▶ [Request] Return the lines that follow, exactly as they appear, from the first through the one containing "colors = [obs_color, mod_color, obs_color, mod_color]"; no pictures are to be included.

▶ [Supplied data]
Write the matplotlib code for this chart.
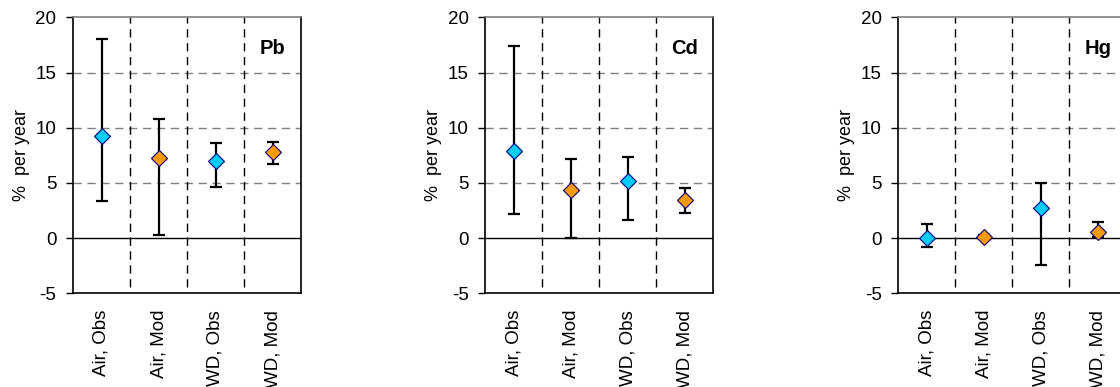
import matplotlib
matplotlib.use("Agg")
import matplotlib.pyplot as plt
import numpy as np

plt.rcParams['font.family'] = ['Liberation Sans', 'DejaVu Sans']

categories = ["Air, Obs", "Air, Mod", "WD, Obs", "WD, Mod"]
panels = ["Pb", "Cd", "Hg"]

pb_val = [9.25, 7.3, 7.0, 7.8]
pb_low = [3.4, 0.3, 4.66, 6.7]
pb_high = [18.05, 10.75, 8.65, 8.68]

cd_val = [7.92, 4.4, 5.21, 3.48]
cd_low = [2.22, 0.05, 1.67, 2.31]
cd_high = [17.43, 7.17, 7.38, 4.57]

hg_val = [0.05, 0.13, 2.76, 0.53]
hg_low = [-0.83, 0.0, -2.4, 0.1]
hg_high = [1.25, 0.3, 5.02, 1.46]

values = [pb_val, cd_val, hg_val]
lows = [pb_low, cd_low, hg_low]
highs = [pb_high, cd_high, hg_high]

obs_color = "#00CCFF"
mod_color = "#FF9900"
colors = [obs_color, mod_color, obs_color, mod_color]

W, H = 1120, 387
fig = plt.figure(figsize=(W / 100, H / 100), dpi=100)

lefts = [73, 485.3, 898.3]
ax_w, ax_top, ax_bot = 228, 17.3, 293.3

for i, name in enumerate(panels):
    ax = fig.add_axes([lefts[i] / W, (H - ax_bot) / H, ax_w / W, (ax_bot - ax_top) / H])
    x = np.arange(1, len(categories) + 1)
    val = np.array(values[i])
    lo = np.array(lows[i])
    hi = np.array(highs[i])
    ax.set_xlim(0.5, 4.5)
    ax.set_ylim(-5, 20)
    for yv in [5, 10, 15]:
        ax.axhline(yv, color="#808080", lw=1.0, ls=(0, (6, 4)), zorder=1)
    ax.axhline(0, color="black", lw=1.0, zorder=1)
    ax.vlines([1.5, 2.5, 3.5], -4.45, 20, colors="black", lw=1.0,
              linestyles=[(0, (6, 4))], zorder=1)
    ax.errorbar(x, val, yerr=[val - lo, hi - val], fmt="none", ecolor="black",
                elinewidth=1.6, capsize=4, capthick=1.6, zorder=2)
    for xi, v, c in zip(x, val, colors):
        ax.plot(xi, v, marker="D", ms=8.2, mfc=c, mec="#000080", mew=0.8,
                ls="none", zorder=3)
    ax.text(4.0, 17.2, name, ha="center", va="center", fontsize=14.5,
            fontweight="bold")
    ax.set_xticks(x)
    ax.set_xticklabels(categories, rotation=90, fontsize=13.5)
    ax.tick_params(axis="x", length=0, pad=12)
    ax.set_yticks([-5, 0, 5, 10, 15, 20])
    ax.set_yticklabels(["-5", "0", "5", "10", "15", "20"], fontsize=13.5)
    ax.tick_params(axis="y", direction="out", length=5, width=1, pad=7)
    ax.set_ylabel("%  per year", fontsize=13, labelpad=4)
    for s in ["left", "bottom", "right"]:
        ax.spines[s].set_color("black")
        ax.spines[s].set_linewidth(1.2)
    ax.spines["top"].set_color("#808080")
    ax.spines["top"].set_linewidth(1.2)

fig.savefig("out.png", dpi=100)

▶ [Expected answer]
Write the matplotlib code for this chart.
import matplotlib
matplotlib.use("Agg")
import matplotlib.pyplot as plt
import numpy as np

plt.rcParams['font.family'] = ['Liberation Sans', 'DejaVu Sans']

categories = ["Air, Obs", "Air, Mod", "WD, Obs", "WD, Mod"]
panels = ["Pb", "Cd", "Hg"]

pb_val = [9.25, 7.3, 7.0, 7.8]
pb_low = [3.4, 0.3, 4.66, 6.7]
pb_high = [18.05, 10.75, 8.65, 8.68]

cd_val = [7.92, 4.4, 5.21, 3.48]
cd_low = [2.22, 0.05, 1.67, 2.31]
cd_high = [17.43, 7.17, 7.38, 4.57]

hg_val = [0.05, 0.13, 2.76, 0.53]
hg_low = [-0.83, 0.0, -2.4, 0.1]
hg_high = [1.25, 0.3, 5.02, 1.46]

values = [pb_val, cd_val, hg_val]
lows = [pb_low, cd_low, hg_low]
highs = [pb_high, cd_high, hg_high]

obs_color = "#00CCFF"
mod_color = "#FF9900"
colors = [obs_color, mod_color, obs_color, mod_color]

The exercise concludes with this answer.